* begin Recorded data *
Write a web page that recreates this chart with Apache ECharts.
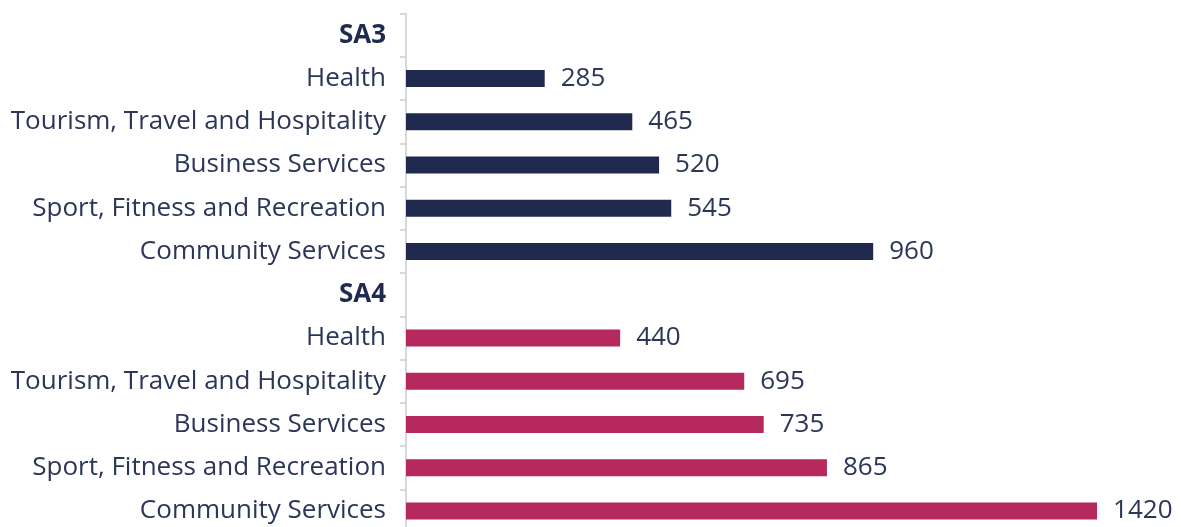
<!DOCTYPE html>
<html><head><meta charset="utf-8">
<script src="https://cdn.jsdelivr.net/npm/echarts@6/dist/echarts.min.js"></script>
<style>html,body{margin:0;padding:0;background:#fff}#c{width:1181px;height:527px}</style>
</head><body><div id="c"></div>
<script>
const categories = ['SA3','Health','Tourism, Travel and Hospitality','Business Services','Sport, Fitness and Recreation','Community Services',
                    'SA4','Health','Tourism, Travel and Hospitality','Business Services','Sport, Fitness and Recreation','Community Services'];
const headers = [0, 6];
const sa3Values = [null, 285, 465, 520, 545, 960, null, null, null, null, null, null];
const sa4Values = [null, null, null, null, null, null, null, 440, 695, 735, 865, 1420];

const chart = echarts.init(document.getElementById('c'));
const labelColor = '#2b3658';
const font = 'Open Sans';
const fs = 26;
chart.setOption({
  animation: false,
  grid: { left: 406, right: 45, top: 13.5, height: 519, outerBoundsMode: 'none', containLabel: false },
  xAxis: { type: 'value', min: 0, max: 1500, show: false },
  yAxis: {
    type: 'category', inverse: true, data: categories,
    axisLine: { show: true, lineStyle: { color: '#d9d9d9', width: 2 } },
    axisTick: { show: true, length: 6, lineStyle: { color: '#d9d9d9', width: 2 } },
    axisLabel: {
      margin: 20, fontFamily: font, fontSize: fs, color: labelColor,
      formatter: (v, i) => headers.includes(i) ? '{b|' + v + '}' : v,
      rich: { b: { fontFamily: font, fontSize: fs, fontWeight: 'bold', color: '#1f2a4e' } }
    }
  },
  series: [
    { type: 'bar', data: sa3Values, barWidth: 17, barGap: '-100%', itemStyle: { color: '#1f2a4e' },
      label: { show: true, position: 'right', distance: 16, fontFamily: font, fontSize: fs, color: labelColor } },
    { type: 'bar', data: sa4Values, barWidth: 17, barGap: '-100%', itemStyle: { color: '#b5295f' },
      label: { show: true, position: 'right', distance: 16, fontFamily: font, fontSize: fs, color: labelColor } }
  ]
});
</script></body></html>
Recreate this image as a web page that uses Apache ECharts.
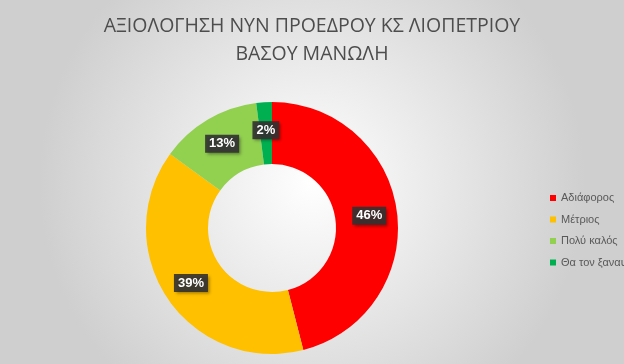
* end Recorded data *
Set exercise: Transcribe the full listing character for character. Pictures are excluded.

The reply:
Write a web page that recreates this chart with Apache ECharts.
<!DOCTYPE html>
<html><head><meta charset="utf-8">
<script src="https://cdn.jsdelivr.net/npm/echarts@6/dist/echarts.min.js"></script>
<style>html,body{margin:0;padding:0;background:#fff}#c{width:1181px;height:527px}</style>
</head><body><div id="c"></div>
<script>
const categories = ['SA3','Health','Tourism, Travel and Hospitality','Business Services','Sport, Fitness and Recreation','Community Services',
                    'SA4','Health','Tourism, Travel and Hospitality','Business Services','Sport, Fitness and Recreation','Community Services'];
const headers = [0, 6];
const sa3Values = [null, 285, 465, 520, 545, 960, null, null, null, null, null, null];
const sa4Values = [null, null, null, null, null, null, null, 440, 695, 735, 865, 1420];

const chart = echarts.init(document.getElementById('c'));
const labelColor = '#2b3658';
const font = 'Open Sans';
const fs = 26;
chart.setOption({
  animation: false,
  grid: { left: 406, right: 45, top: 13.5, height: 519, outerBoundsMode: 'none', containLabel: false },
  xAxis: { type: 'value', min: 0, max: 1500, show: false },
  yAxis: {
    type: 'category', inverse: true, data: categories,
    axisLine: { show: true, lineStyle: { color: '#d9d9d9', width: 2 } },
    axisTick: { show: true, length: 6, lineStyle: { color: '#d9d9d9', width: 2 } },
    axisLabel: {
      margin: 20, fontFamily: font, fontSize: fs, color: labelColor,
      formatter: (v, i) => headers.includes(i) ? '{b|' + v + '}' : v,
      rich: { b: { fontFamily: font, fontSize: fs, fontWeight: 'bold', color: '#1f2a4e' } }
    }
  },
  series: [
    { type: 'bar', data: sa3Values, barWidth: 17, barGap: '-100%', itemStyle: { color: '#1f2a4e' },
      label: { show: true, position: 'right', distance: 16, fontFamily: font, fontSize: fs, color: labelColor } },
    { type: 'bar', data: sa4Values, barWidth: 17, barGap: '-100%', itemStyle: { color: '#b5295f' },
      label: { show: true, position: 'right', distance: 16, fontFamily: font, fontSize: fs, color: labelColor } }
  ]
});
</script></body></html>
Recreate this image as a web page that uses Apache ECharts.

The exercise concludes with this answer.